» Given exercise: Isolate every line in the data with the string "this" and copy it.

(Figure scripts)
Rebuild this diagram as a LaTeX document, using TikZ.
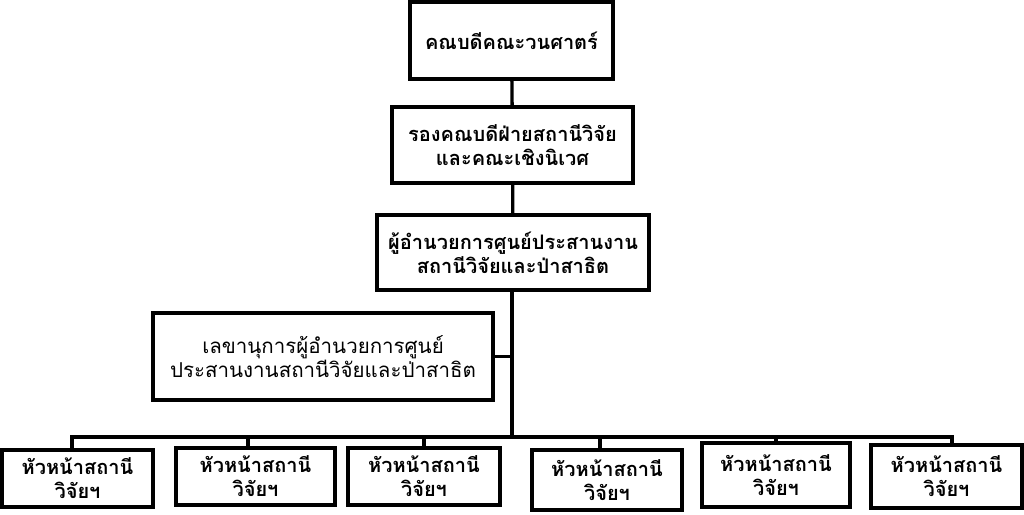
\documentclass[tikz,border=0pt]{standalone}
\usepackage{fontspec}
\newfontfamily\thaifont[Script=Thai]{Loma}

\begin{document}
\begin{tikzpicture}[x=1pt, y=-1pt,
    box/.style={rectangle, draw, line width=3.3pt, align=center, inner sep=0pt,
        font=\thaifont\bfseries\fontsize{20}{24}\selectfont},
    link/.style={line width=3.3pt}]

    \useasboundingbox (0,0) rectangle (1024,514);

    \node[box, minimum width=203pt, minimum height=77pt] (dean) at (511.5,40.5) {คณบดีคณะวนศาตร์};
    \node[box, minimum width=241pt, minimum height=76pt] (vice) at (512.5,145) {รองคณบดีฝ่ายสถานีวิจัย\\และคณะเชิงนิเวศ};
    \node[box, minimum width=272pt, minimum height=75pt] (dir) at (513,252.5) {ผู้อำนวยการศูนย์ประสานงาน\\สถานีวิจัยและป่าสาธิต};
    \node[box, minimum width=340pt, minimum height=87pt,
        font=\thaifont\fontsize{20.5}{24}\selectfont] (sec) at (323,356.5) {เลขานุการผู้อำนวยการศูนย์\\ประสานงานสถานีวิจัยและป่าสาธิต};

    \node[box, minimum width=151pt, minimum height=57pt] (st1) at (77.5,478.5) {หัวหน้าสถานี\\วิจัยฯ};
    \node[box, minimum width=159pt, minimum height=57pt] (st2) at (255.5,476.5) {หัวหน้าสถานี\\วิจัยฯ};
    \node[box, minimum width=152pt, minimum height=57pt] (st3) at (424,476.5) {หัวหน้าสถานี\\วิจัยฯ};
    \node[box, minimum width=150pt, minimum height=60pt] (st4) at (607,480) {หัวหน้าสถานี\\วิจัยฯ};
    \node[box, minimum width=148pt, minimum height=64pt] (st5) at (776,475) {หัวหน้าสถานี\\วิจัยฯ};
    \node[box, minimum width=151pt, minimum height=63pt] (st6) at (946.5,476.5) {หัวหน้าสถานี\\วิจัยฯ};

    \coordinate (hub) at (512,437);
    \draw[link] (dean) -- (vice);
    \draw[link] (vice) -- (dir);
    \draw[link] (dir.south -| hub) -- (hub);
    \draw[link] (sec.east) -- (sec.east -| hub);

    % bus to the stations
    \foreach \i/\x in {1/72,2/248,3/424,4/600,5/776,6/952} {
        \coordinate (t\i) at (\x,437);
        \draw[link] (t\i) -- (t\i |- st\i.north);
    }
    \draw[link, line cap=rect] (t1) -- (t6);
\end{tikzpicture}
\end{document}
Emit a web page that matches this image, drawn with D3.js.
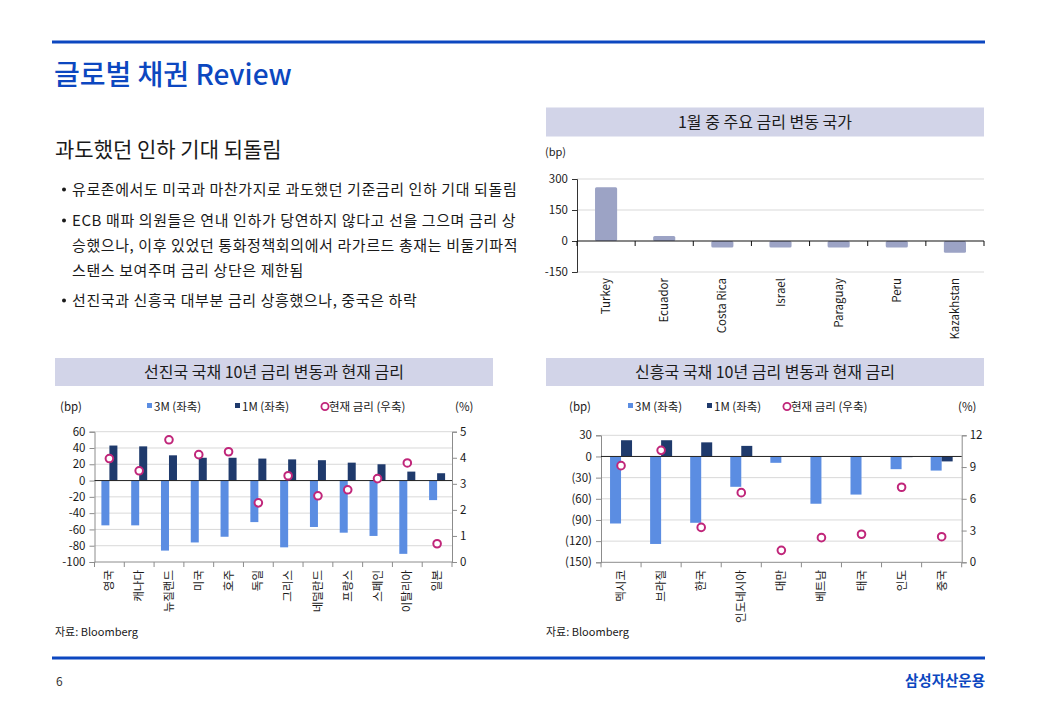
<!DOCTYPE html>
<html>
<head>
<meta charset="utf-8">
<script src="https://cdn.jsdelivr.net/npm/d3@7"></script>
<style>
  body { margin: 0; background: #fff; }
  svg { display: block; font-family: "Noto Sans CJK KR", "Noto Sans", sans-serif; }
</style>
</head>
<body>
<div id="page"></div>
<script>
// ---- data ----
var bulletLines = [
  { text: "유로존에서도 미국과 마찬가지로 과도했던 기준금리 인하 기대 되돌림", dot: true },
  { text: "ECB 매파 의원들은 연내 인하가 당연하지 않다고 선을 그으며 금리 상", dot: true },
  { text: "승했으나, 이후 있었던 통화정책회의에서 라가르드 총재는 비둘기파적", dot: false },
  { text: "스탠스 보여주며 금리 상단은 제한됨", dot: false },
  { text: "선진국과 신흥국 대부분 금리 상흥했으나, 중국은 하락", dot: true }
];

var moverCountries = ["Turkey", "Ecuador", "Costa Rica", "Israel", "Paraguay", "Peru", "Kazakhstan"];
var moverChange = [260, 24, -32, -31, -31, -31, -57];
var moverTicks = [-150, 0, 150, 300];

var dmCountries = ["영국", "캐나다", "뉴질랜드", "미국", "호주", "독일", "그리스", "네덜란드", "프랑스", "스페인", "이탈리아", "일본"];
var dm3M = [-55, -55, -86, -76, -69, -51, -82, -57, -64, -68, -90, -24];
var dm1M = [43, 42, 31, 28, 28, 27, 26, 25, 22, 20, 11, 9];
var dmRate = [3.97, 3.5, 4.69, 4.12, 4.23, 2.27, 3.31, 2.54, 2.77, 3.2, 3.8, 0.7];
var dmLeftTicks = [-100, -80, -60, -40, -20, 0, 20, 40, 60];
var dmRightTicks = [0, 1, 2, 3, 4, 5];

var emCountries = ["멕시코", "브라질", "한국", "인도네시아", "대만", "베트남", "태국", "인도", "중국"];
var em3M = [-95, -124, -94, -43, -9, -67, -54, -18, -20];
var em1M = [23, 23, 20, 15, 0, 0, 0, -1, -7];
var emRate = [9.13, 10.58, 3.3, 6.58, 1.13, 2.33, 2.65, 7.09, 2.42];
var emLeftTicks = [-150, -120, -90, -60, -30, 0, 30];
var emRightTicks = [0, 3, 6, 9, 12];

// ---- style ----
var BLUE = "#0c47c0";
var C3M = "#5b8de2";
var C1M = "#1f3a6c";
var CRATE = "#c0267a";
var CBAR = "#9ca3c5";
var HEAD = "#d2d4e8";
var GRID = "#d9d9d9";
var AXIS = "#8c8c8c";
var TXT = "#1a1a1a";

// plain hyphen for negatives, like the source sheet
var plainNum = function(d) { return String(d); };

var W = 1040, H = 720;
var svg = d3.select("#page").append("svg").attr("width", W).attr("height", H);

// ---- page frame ----
svg.append("rect").attr("x", 52).attr("y", 40.5).attr("width", 933).attr("height", 3).attr("fill", BLUE);
svg.append("rect").attr("x", 52).attr("y", 656.5).attr("width", 933).attr("height", 3).attr("fill", BLUE);
svg.append("text").attr("x", 54).attr("y", 85).attr("font-size", 28).attr("font-weight", 500)
  .attr("fill", BLUE).text("글로벌 채권 Review");
svg.append("text").attr("x", 55).attr("y", 157).attr("font-size", 21).attr("fill", TXT)
  .text("과도했던 인하 기대 되돌림");

var bulletY = [195, 226, 251, 276, 306];
bulletLines.forEach(function(d, i) {
  if (d.dot) {
    svg.append("circle").attr("cx", 64).attr("cy", bulletY[i] - 5.5).attr("r", 2).attr("fill", TXT);
  }
  svg.append("text").attr("x", 72).attr("y", bulletY[i]).attr("font-size", 15)
    .attr("letter-spacing", 0.6).attr("fill", TXT)
    .text(d.text);
});

svg.append("text").attr("x", 56).attr("y", 686).attr("font-size", 12).attr("fill", "#333").text("6");
svg.append("text").attr("x", 985).attr("y", 686).attr("text-anchor", "end").attr("font-size", 14.5)
  .attr("font-weight", 700).attr("fill", BLUE).text("삼성자산운용");

function header(x, y, w, h, title) {
  svg.append("rect").attr("x", x).attr("y", y).attr("width", w).attr("height", h).attr("fill", HEAD);
  svg.append("text").attr("x", x + w / 2).attr("y", y + h / 2 + 5.5).attr("text-anchor", "middle")
    .attr("font-size", 16).attr("fill", TXT).text(title);
}

function smallText(x, y, t, size) {
  return svg.append("text").attr("x", x).attr("y", y).attr("font-size", size || 11).attr("fill", TXT)
    .text(t);
}

function categoryLabels(g, x, cats, top) {
  g.selectAll("text.cat").data(cats).enter().append("text")
    .attr("class", "cat")
    .attr("transform", function(d) {
      return "translate(" + (x(d) + x.bandwidth() / 2 + 4) + "," + top + ") rotate(-90)";
    })
    .attr("text-anchor", "end")
    .attr("font-size", 11.5)
    .attr("fill", TXT)
    .text(function(d) { return d; });
}

function boundaryTicks(g, x, cats, y0, len, color) {
  var bounds = [x.range()[0]].concat(cats.map(function(d) { return x(d) + x.step(); }));
  g.selectAll("line.btick").data(bounds).enter().append("line")
    .attr("class", "btick")
    .attr("x1", function(d) { return d; }).attr("x2", function(d) { return d; })
    .attr("y1", y0).attr("y2", y0 + len)
    .attr("stroke", color).attr("stroke-width", 1);
}

// ---- chart 1: top movers ----
(function() {
  header(546, 107.5, 438, 29, "1월 중 주요 금리 변동 국가");
  smallText(545, 156, "(bp)");
  var g = svg.append("g");
  var x = d3.scaleBand().domain(moverCountries).range([577, 984]).paddingInner(0.62).paddingOuter(0.31);
  var y = d3.scaleLinear().domain([-150, 300]).range([272, 179]);

  g.selectAll("line.grid").data(moverTicks.filter(function(d) { return d !== 0; })).enter().append("line")
    .attr("x1", 577).attr("x2", 984)
    .attr("y1", function(d) { return y(d); }).attr("y2", function(d) { return y(d); })
    .attr("stroke", GRID);

  var ax = g.append("g").attr("transform", "translate(577,0)")
    .call(d3.axisLeft(y).tickValues(moverTicks).tickSize(5).tickFormat(plainNum));
  ax.select(".domain").attr("stroke", "#333");
  ax.selectAll(".tick line").attr("stroke", "#333");
  ax.selectAll("text").attr("font-size", 11.5).attr("fill", TXT).attr("font-family", "Noto Sans CJK KR").attr("dx", -1);

  g.selectAll("rect.bar").data(moverChange).enter().append("rect")
    .attr("x", function(d, i) { return x(moverCountries[i]); })
    .attr("width", x.bandwidth())
    .attr("y", function(d) { return Math.min(y(d), y(0)); })
    .attr("height", function(d) { return Math.abs(y(d) - y(0)); })
    .attr("rx", 1.5)
    .attr("fill", CBAR);

  g.append("line").attr("x1", 577).attr("x2", 984).attr("y1", y(0)).attr("y2", y(0))
    .attr("stroke", "#111").attr("stroke-width", 1.2);
  var xs = d3.scaleBand().domain(moverCountries).range([577, 984]);
  boundaryTicks(g, xs, moverCountries, y(0), 5, "#111");
  categoryLabels(g, xs, moverCountries, 278);
})();

// ---- dual-axis charts ----
function dualChart(o) {
  header(o.boxX, 358, 438, 28, o.title);
  var ly = 411;
  smallText(o.bpX, ly, "(bp)", 11.5);
  svg.append("rect").attr("x", o.leg[0]).attr("y", ly - 8).attr("width", 5).attr("height", 5).attr("fill", C3M);
  smallText(o.leg[0] + 7, ly, "3M (좌축)", 11.5);
  svg.append("rect").attr("x", o.leg[1]).attr("y", ly - 8).attr("width", 5).attr("height", 5).attr("fill", C1M);
  smallText(o.leg[1] + 7, ly, "1M (좌축)", 11.5);
  svg.append("circle").attr("cx", o.leg[2]).attr("cy", ly - 4.5).attr("r", 3.6)
    .attr("fill", "#fff").attr("stroke", CRATE).attr("stroke-width", 1.8);
  smallText(o.leg[2] + 4, ly, "현재 금리 (우축)", 11.5);
  smallText(o.pctX, ly, "(%)", 11.5);

  var g = svg.append("g");
  var x = d3.scaleBand().domain(o.cats).range([o.x0, o.x1]);
  var y = d3.scaleLinear().domain(o.leftDomain).range([o.yBottom, o.yTop]);
  var yr = d3.scaleLinear().domain(o.rightDomain).range([o.yBottom, o.yTop]);

  g.selectAll("line.grid").data(o.leftTicks.filter(function(d) { return d !== 0 && d !== o.leftDomain[0]; }))
    .enter().append("line")
    .attr("x1", o.x0).attr("x2", o.x1)
    .attr("y1", function(d) { return y(d); }).attr("y2", function(d) { return y(d); })
    .attr("stroke", GRID);

  var axl = g.append("g").attr("transform", "translate(" + o.x0 + ",0)")
    .call(d3.axisLeft(y).tickValues(o.leftTicks).tickSize(5).tickFormat(o.leftFormat));
  var axr = g.append("g").attr("transform", "translate(" + o.x1 + ",0)")
    .call(d3.axisRight(yr).tickValues(o.rightTicks).tickSize(5).tickFormat(plainNum));
  [axl, axr].forEach(function(a) {
    a.select(".domain").attr("stroke", AXIS);
    a.selectAll(".tick line").attr("stroke", AXIS);
    a.selectAll("text").attr("font-size", 11.5).attr("fill", TXT).attr("font-family", "Noto Sans CJK KR");
  });
  axl.selectAll("text").attr("dx", -1);

  g.append("line").attr("x1", o.x0).attr("x2", o.x1).attr("y1", o.yBottom).attr("y2", o.yBottom).attr("stroke", AXIS);
  boundaryTicks(g, x, o.cats, o.yBottom, 5, AXIS);

  var bw = o.barW;
  g.selectAll("rect.m3").data(o.v3M).enter().append("rect")
    .attr("x", function(d, i) { return x(o.cats[i]) + x.bandwidth() / 2 - bw; })
    .attr("width", bw)
    .attr("y", function(d) { return Math.min(y(d), y(0)); })
    .attr("height", function(d) { return Math.abs(y(d) - y(0)); })
    .attr("fill", C3M);
  g.selectAll("rect.m1").data(o.v1M).enter().append("rect")
    .attr("x", function(d, i) { return x(o.cats[i]) + x.bandwidth() / 2; })
    .attr("width", bw)
    .attr("y", function(d) { return Math.min(y(d), y(0)); })
    .attr("height", function(d) { return Math.abs(y(d) - y(0)); })
    .attr("fill", C1M);

  g.append("line").attr("x1", o.x0).attr("x2", o.x1).attr("y1", y(0)).attr("y2", y(0))
    .attr("stroke", "#222").attr("stroke-width", 1);

  g.selectAll("circle.rate").data(o.rate).enter().append("circle")
    .attr("cx", function(d, i) { return x(o.cats[i]) + x.bandwidth() / 2; })
    .attr("cy", function(d) { return yr(d); })
    .attr("r", 3.8)
    .attr("fill", "#fff").attr("stroke", CRATE).attr("stroke-width", 2);

  categoryLabels(g, x, o.cats, 570);
  smallText(o.boxX, 636, "자료: Bloomberg");
}

dualChart({
  boxX: 55, title: "선진국 국채 10년 금리 변동과 현재 금리",
  bpX: 60, leg: [147, 235, 325], pctX: 455,
  cats: dmCountries, v3M: dm3M, v1M: dm1M, rate: dmRate,
  x0: 94.5, x1: 452, yTop: 431.7, yBottom: 562,
  leftDomain: [-100, 60], rightDomain: [0, 5],
  leftTicks: dmLeftTicks, rightTicks: dmRightTicks,
  leftFormat: plainNum, barW: 8
});

dualChart({
  boxX: 546, title: "신흥국 국채 10년 금리 변동과 현재 금리",
  bpX: 569, leg: [628, 707, 787], pctX: 958,
  cats: emCountries, v3M: em3M, v1M: em1M, rate: emRate,
  x0: 601, x1: 961.7, yTop: 435.3, yBottom: 562.3,
  leftDomain: [-150, 30], rightDomain: [0, 12],
  leftTicks: emLeftTicks, rightTicks: emRightTicks,
  leftFormat: function(d) { return d < 0 ? "(" + (-d) + ")" : String(d); }, barW: 11
});
</script>
</body>
</html>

» Exercise solution:
Rebuild this diagram as a LaTeX document, using TikZ.
Emit a web page that matches this image, drawn with D3.js.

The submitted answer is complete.